Investigation on the inner hole spiral-groove of cross wedge rolling of hollow shafts with mandrel

Abstract

The cross wedge rolling (CWR) is an efficient and green process for manufacturing hollow shafts. The mandrel plays an important role in controlling hole shape during the process of hollow shafts CWR with mandrel. To obtain high-precision rolled parts, it is necessary to control dimensional fluctuations. Finite element (FE) simulation and CWR experiments were presented, and the results showed that the inner hole spiral-groove causes periodic fluctuations of inner diameter along axial direction and an uneven microstructure. The spiral-groove on the outer surface causes metal overlaps and cracks.

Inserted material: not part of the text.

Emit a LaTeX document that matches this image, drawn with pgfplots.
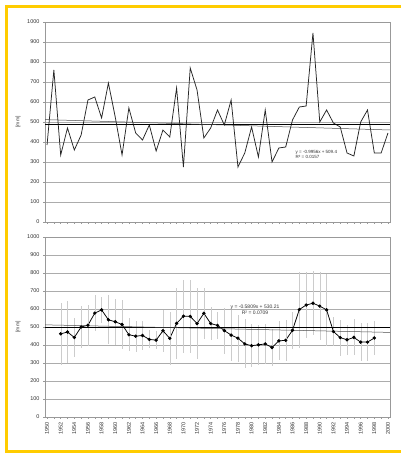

The formation mechanism of the inner hole spiral-groove was studied. The inner hole spiral-groove is caused by the joint effect of CWR dies and mandrel. The formation reason of inner hole spiral-groove is that the metal in inner hole flows toward reverse-stretching direction under the effect of CWR dies and mandrel. The inner hole spiral-groove intensifies with the non-uniformity of instantaneous radial deformation. The effect of process parameters on the inner hole spiral-groove was investigated. The inner hole spiral-groove intensifies with the increasing forming angle, stretching angle, compress ratio, and initial pipe thickness. The inner hole spiral-groove decreases with the increasing relative mandrel diameter. The results reveal the reason of the inner hole spiral-groove of hollow shafts CWR with mandrel and provide theoretical guidance for the selecting of process parameters in production application.